After a while, she dared to look back at Adrian—just to make sure he really was asleep. She frowned as her gaze alighted first on the steady rise and fall of his chest. Her attention swept down his lean body to casually crossed ankles, then back up to his face. He had removed his glasses and set them, neatly folded, beside the wall. His face was different without them. More open and tranquil, though that could have been as much because of the sleep.
She knew it was a stereotype, but the glasses really did give him an air of studiousness. Of artistry. Without them, he looked like … well, like a superhero.
A really good-looking superhero.
Nova flushed, suddenly mortified at the direction of those thoughts, and hastily turned back to the window, vowing not to stare at him for another second.
The vow was harder to keep than she ever would have admitted, but keep it she did. Listening to the sounds of deep breathing. The occasional rustle of fabric and peaceful sigh as her companions slept and shifted and slept some more. In the city, a distant siren. A motorcycle roaring to life a few blocks away.
It wasn’t the shortest night of her life, but it wasn’t the longest, either.
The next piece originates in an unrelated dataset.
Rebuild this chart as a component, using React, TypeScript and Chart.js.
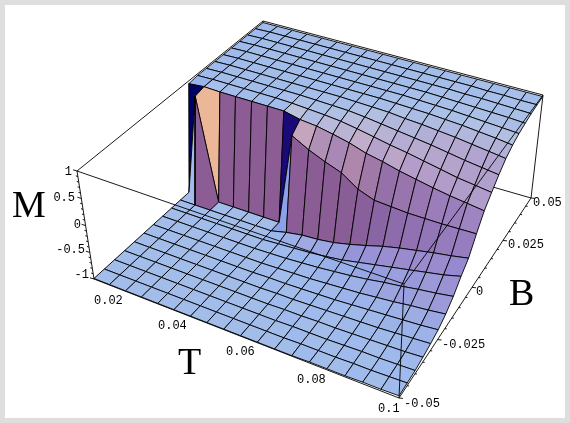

She searched for any sign of activity inside the library, but there was nothing but stillness and darkened windows. Which was good. Ingrid and the Librarian would have had all the previous day to clear the library of incriminating evidence. There was nothing to do now but wait until morning, when Nova could encourage the Renegades to go inside and the Librarian could prove that he had nothing to hide, thereby putting an end to this investigation.
Nova was getting anxious to get it over with. She had other things to be doing than sitting with a patrol unit on a hopeless surveillance assignment. She had things to investigate at headquarters—secrets to uncover, weaknesses to ascertain, and she wasn’t going to get any of that done here.
Eventually, the sky overhead began to shift from black to navy to sapphire, a progression she was intimately familiar with. The window was facing north, so she had no hope of seeing the sunrise, but she sensed it in the gradual lightening of the clouds and the way shadows began to stretch long down the street, and how all at once the windows of the library began to glimmer with morning light.
At eight o’clock sharp, the CLOSED sign in the window was flipped over to OPEN. Nova couldn’t see who had turned it—Narcissa, or Gene Cronin himself?
Nine minutes later, the first patron arrived, an elderly woman carrying a basket full of thick paperbacks, her head tucked beneath a plastic hood, even though there were no rainclouds in the sky.